GIVEN TASK: Repeat every line of the listing below exactly, minus the pictures.

SUPPLIED INFORMATION:
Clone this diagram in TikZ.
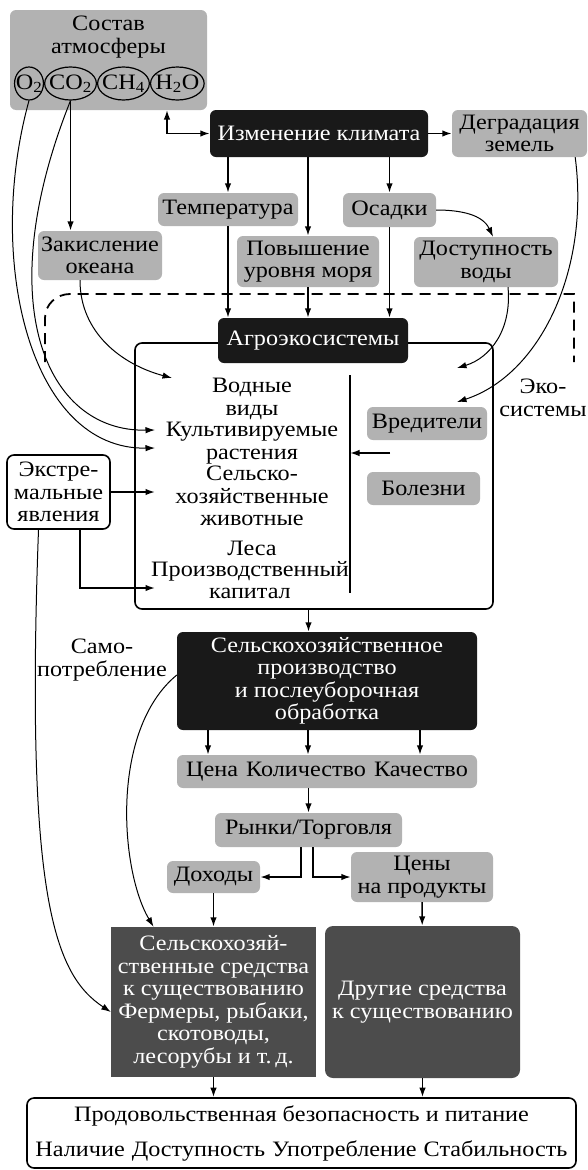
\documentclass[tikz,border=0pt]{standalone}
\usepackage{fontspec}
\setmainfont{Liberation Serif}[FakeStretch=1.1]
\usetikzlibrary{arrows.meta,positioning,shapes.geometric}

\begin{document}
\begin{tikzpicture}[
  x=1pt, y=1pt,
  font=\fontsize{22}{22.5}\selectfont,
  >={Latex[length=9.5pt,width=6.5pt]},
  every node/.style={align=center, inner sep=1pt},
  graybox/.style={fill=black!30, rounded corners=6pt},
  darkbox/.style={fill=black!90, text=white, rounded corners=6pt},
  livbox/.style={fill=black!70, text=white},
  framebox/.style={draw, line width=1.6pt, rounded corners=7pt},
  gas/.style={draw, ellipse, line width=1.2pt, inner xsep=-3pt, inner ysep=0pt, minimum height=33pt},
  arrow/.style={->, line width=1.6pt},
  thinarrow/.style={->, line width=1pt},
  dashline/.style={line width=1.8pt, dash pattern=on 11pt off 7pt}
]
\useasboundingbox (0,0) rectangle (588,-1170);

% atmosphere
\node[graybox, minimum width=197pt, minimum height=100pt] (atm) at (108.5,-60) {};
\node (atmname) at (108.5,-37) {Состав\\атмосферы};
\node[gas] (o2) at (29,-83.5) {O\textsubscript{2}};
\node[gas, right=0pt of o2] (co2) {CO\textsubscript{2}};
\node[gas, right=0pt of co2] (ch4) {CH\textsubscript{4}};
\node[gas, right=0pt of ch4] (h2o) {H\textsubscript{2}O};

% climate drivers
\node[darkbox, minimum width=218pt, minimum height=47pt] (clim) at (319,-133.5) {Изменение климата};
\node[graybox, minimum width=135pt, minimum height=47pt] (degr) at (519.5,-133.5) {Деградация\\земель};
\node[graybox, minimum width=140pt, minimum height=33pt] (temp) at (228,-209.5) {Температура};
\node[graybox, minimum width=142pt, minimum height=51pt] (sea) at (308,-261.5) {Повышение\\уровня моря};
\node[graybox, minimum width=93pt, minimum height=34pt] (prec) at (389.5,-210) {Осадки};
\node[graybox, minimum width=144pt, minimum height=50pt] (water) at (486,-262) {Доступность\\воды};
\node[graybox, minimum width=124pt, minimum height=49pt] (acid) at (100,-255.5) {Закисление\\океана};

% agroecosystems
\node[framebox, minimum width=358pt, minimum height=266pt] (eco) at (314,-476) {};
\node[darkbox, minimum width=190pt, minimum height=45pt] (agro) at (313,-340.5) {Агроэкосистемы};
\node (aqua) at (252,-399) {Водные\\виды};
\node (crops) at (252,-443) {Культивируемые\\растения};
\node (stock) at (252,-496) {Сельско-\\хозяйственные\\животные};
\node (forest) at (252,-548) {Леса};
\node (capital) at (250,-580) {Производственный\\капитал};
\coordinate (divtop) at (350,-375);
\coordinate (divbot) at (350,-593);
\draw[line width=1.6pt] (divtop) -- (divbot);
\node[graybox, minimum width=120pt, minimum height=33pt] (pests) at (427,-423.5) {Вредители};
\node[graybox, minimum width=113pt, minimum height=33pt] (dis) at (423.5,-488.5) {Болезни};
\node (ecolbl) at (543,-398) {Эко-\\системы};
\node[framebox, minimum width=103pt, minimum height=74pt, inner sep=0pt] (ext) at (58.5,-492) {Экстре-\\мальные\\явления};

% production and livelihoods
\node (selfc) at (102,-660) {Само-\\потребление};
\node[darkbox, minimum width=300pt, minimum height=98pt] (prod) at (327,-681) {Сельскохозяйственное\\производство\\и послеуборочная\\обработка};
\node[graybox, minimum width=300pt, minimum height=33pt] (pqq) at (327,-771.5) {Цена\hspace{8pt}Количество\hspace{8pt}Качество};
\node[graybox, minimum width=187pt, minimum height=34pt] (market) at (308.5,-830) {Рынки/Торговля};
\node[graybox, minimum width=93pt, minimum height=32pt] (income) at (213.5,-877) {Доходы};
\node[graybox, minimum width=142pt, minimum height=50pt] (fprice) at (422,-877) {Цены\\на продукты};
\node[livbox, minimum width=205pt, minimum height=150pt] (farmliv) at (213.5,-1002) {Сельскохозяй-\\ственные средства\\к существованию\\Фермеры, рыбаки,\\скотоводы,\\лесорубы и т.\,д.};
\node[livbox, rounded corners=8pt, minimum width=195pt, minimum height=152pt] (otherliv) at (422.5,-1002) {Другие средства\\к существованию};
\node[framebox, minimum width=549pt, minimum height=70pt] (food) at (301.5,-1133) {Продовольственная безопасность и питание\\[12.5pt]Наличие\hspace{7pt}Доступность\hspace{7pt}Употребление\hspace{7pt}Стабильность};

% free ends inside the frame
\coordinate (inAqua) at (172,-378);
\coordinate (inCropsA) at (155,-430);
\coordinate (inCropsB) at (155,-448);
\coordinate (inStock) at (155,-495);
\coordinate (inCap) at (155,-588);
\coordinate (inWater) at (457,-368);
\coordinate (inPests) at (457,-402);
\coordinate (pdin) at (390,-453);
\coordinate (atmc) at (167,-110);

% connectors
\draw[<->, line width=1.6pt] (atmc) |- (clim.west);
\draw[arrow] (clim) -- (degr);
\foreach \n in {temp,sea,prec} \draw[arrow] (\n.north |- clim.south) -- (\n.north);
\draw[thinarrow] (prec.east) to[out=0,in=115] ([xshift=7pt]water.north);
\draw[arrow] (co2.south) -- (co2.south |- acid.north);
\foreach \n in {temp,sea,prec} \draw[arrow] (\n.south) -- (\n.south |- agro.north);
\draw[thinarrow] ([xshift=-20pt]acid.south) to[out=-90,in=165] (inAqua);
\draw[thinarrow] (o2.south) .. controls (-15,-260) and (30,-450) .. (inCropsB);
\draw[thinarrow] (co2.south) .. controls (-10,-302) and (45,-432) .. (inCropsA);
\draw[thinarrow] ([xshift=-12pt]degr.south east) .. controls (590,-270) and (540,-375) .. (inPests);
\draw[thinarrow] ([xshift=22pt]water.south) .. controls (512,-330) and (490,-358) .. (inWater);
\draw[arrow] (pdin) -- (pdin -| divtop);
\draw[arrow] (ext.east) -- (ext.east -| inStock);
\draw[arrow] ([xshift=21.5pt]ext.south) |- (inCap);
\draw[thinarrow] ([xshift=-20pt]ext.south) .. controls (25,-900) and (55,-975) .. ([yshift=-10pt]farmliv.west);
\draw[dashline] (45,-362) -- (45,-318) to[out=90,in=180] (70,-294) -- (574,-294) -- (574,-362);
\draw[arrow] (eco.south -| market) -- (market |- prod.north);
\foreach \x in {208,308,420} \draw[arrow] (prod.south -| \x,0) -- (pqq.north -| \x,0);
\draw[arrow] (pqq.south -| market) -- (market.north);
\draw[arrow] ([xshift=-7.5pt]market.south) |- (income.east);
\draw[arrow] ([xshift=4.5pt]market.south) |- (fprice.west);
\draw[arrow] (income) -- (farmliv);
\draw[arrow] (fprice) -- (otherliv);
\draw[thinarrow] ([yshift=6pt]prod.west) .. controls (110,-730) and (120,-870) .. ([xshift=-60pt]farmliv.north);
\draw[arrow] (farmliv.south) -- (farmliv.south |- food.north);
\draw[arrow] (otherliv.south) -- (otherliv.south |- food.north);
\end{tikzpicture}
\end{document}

CORRECT RESULT:
Clone this diagram in TikZ.
\documentclass[tikz,border=0pt]{standalone}
\usepackage{fontspec}
\setmainfont{Liberation Serif}[FakeStretch=1.1]
\usetikzlibrary{arrows.meta,positioning,shapes.geometric}

\begin{document}
\begin{tikzpicture}[
  x=1pt, y=1pt,
  font=\fontsize{22}{22.5}\selectfont,
  >={Latex[length=9.5pt,width=6.5pt]},
  every node/.style={align=center, inner sep=1pt},
  graybox/.style={fill=black!30, rounded corners=6pt},
  darkbox/.style={fill=black!90, text=white, rounded corners=6pt},
  livbox/.style={fill=black!70, text=white},
  framebox/.style={draw, line width=1.6pt, rounded corners=7pt},
  gas/.style={draw, ellipse, line width=1.2pt, inner xsep=-3pt, inner ysep=0pt, minimum height=33pt},
  arrow/.style={->, line width=1.6pt},
  thinarrow/.style={->, line width=1pt},
  dashline/.style={line width=1.8pt, dash pattern=on 11pt off 7pt}
]
\useasboundingbox (0,0) rectangle (588,-1170);

% atmosphere
\node[graybox, minimum width=197pt, minimum height=100pt] (atm) at (108.5,-60) {};
\node (atmname) at (108.5,-37) {Состав\\атмосферы};
\node[gas] (o2) at (29,-83.5) {O\textsubscript{2}};
\node[gas, right=0pt of o2] (co2) {CO\textsubscript{2}};
\node[gas, right=0pt of co2] (ch4) {CH\textsubscript{4}};
\node[gas, right=0pt of ch4] (h2o) {H\textsubscript{2}O};

% climate drivers
\node[darkbox, minimum width=218pt, minimum height=47pt] (clim) at (319,-133.5) {Изменение климата};
\node[graybox, minimum width=135pt, minimum height=47pt] (degr) at (519.5,-133.5) {Деградация\\земель};
\node[graybox, minimum width=140pt, minimum height=33pt] (temp) at (228,-209.5) {Температура};
\node[graybox, minimum width=142pt, minimum height=51pt] (sea) at (308,-261.5) {Повышение\\уровня моря};
\node[graybox, minimum width=93pt, minimum height=34pt] (prec) at (389.5,-210) {Осадки};
\node[graybox, minimum width=144pt, minimum height=50pt] (water) at (486,-262) {Доступность\\воды};
\node[graybox, minimum width=124pt, minimum height=49pt] (acid) at (100,-255.5) {Закисление\\океана};

% agroecosystems
\node[framebox, minimum width=358pt, minimum height=266pt] (eco) at (314,-476) {};
\node[darkbox, minimum width=190pt, minimum height=45pt] (agro) at (313,-340.5) {Агроэкосистемы};
\node (aqua) at (252,-399) {Водные\\виды};
\node (crops) at (252,-443) {Культивируемые\\растения};
\node (stock) at (252,-496) {Сельско-\\хозяйственные\\животные};
\node (forest) at (252,-548) {Леса};
\node (capital) at (250,-580) {Производственный\\капитал};
\coordinate (divtop) at (350,-375);
\coordinate (divbot) at (350,-593);
\draw[line width=1.6pt] (divtop) -- (divbot);
\node[graybox, minimum width=120pt, minimum height=33pt] (pests) at (427,-423.5) {Вредители};
\node[graybox, minimum width=113pt, minimum height=33pt] (dis) at (423.5,-488.5) {Болезни};
\node (ecolbl) at (543,-398) {Эко-\\системы};
\node[framebox, minimum width=103pt, minimum height=74pt, inner sep=0pt] (ext) at (58.5,-492) {Экстре-\\мальные\\явления};

% production and livelihoods
\node (selfc) at (102,-660) {Само-\\потребление};
\node[darkbox, minimum width=300pt, minimum height=98pt] (prod) at (327,-681) {Сельскохозяйственное\\производство\\и послеуборочная\\обработка};
\node[graybox, minimum width=300pt, minimum height=33pt] (pqq) at (327,-771.5) {Цена\hspace{8pt}Количество\hspace{8pt}Качество};
\node[graybox, minimum width=187pt, minimum height=34pt] (market) at (308.5,-830) {Рынки/Торговля};
\node[graybox, minimum width=93pt, minimum height=32pt] (income) at (213.5,-877) {Доходы};
\node[graybox, minimum width=142pt, minimum height=50pt] (fprice) at (422,-877) {Цены\\на продукты};
\node[livbox, minimum width=205pt, minimum height=150pt] (farmliv) at (213.5,-1002) {Сельскохозяй-\\ственные средства\\к существованию\\Фермеры, рыбаки,\\скотоводы,\\лесорубы и т.\,д.};
\node[livbox, rounded corners=8pt, minimum width=195pt, minimum height=152pt] (otherliv) at (422.5,-1002) {Другие средства\\к существованию};
\node[framebox, minimum width=549pt, minimum height=70pt] (food) at (301.5,-1133) {Продовольственная безопасность и питание\\[12.5pt]Наличие\hspace{7pt}Доступность\hspace{7pt}Употребление\hspace{7pt}Стабильность};

% free ends inside the frame
\coordinate (inAqua) at (172,-378);
\coordinate (inCropsA) at (155,-430);
\coordinate (inCropsB) at (155,-448);
\coordinate (inStock) at (155,-495);
\coordinate (inCap) at (155,-588);
\coordinate (inWater) at (457,-368);
\coordinate (inPests) at (457,-402);
\coordinate (pdin) at (390,-453);
\coordinate (atmc) at (167,-110);

% connectors
\draw[<->, line width=1.6pt] (atmc) |- (clim.west);
\draw[arrow] (clim) -- (degr);
\foreach \n in {temp,sea,prec} \draw[arrow] (\n.north |- clim.south) -- (\n.north);
\draw[thinarrow] (prec.east) to[out=0,in=115] ([xshift=7pt]water.north);
\draw[arrow] (co2.south) -- (co2.south |- acid.north);
\foreach \n in {temp,sea,prec} \draw[arrow] (\n.south) -- (\n.south |- agro.north);
\draw[thinarrow] ([xshift=-20pt]acid.south) to[out=-90,in=165] (inAqua);
\draw[thinarrow] (o2.south) .. controls (-15,-260) and (30,-450) .. (inCropsB);
\draw[thinarrow] (co2.south) .. controls (-10,-302) and (45,-432) .. (inCropsA);
\draw[thinarrow] ([xshift=-12pt]degr.south east) .. controls (590,-270) and (540,-375) .. (inPests);
\draw[thinarrow] ([xshift=22pt]water.south) .. controls (512,-330) and (490,-358) .. (inWater);
\draw[arrow] (pdin) -- (pdin -| divtop);
\draw[arrow] (ext.east) -- (ext.east -| inStock);
\draw[arrow] ([xshift=21.5pt]ext.south) |- (inCap);
\draw[thinarrow] ([xshift=-20pt]ext.south) .. controls (25,-900) and (55,-975) .. ([yshift=-10pt]farmliv.west);
\draw[dashline] (45,-362) -- (45,-318) to[out=90,in=180] (70,-294) -- (574,-294) -- (574,-362);
\draw[arrow] (eco.south -| market) -- (market |- prod.north);
\foreach \x in {208,308,420} \draw[arrow] (prod.south -| \x,0) -- (pqq.north -| \x,0);
\draw[arrow] (pqq.south -| market) -- (market.north);
\draw[arrow] ([xshift=-7.5pt]market.south) |- (income.east);
\draw[arrow] ([xshift=4.5pt]market.south) |- (fprice.west);
\draw[arrow] (income) -- (farmliv);
\draw[arrow] (fprice) -- (otherliv);
\draw[thinarrow] ([yshift=6pt]prod.west) .. controls (110,-730) and (120,-870) .. ([xshift=-60pt]farmliv.north);
\draw[arrow] (farmliv.south) -- (farmliv.south |- food.north);
\draw[arrow] (otherliv.south) -- (otherliv.south |- food.north);
\end{tikzpicture}
\end{document}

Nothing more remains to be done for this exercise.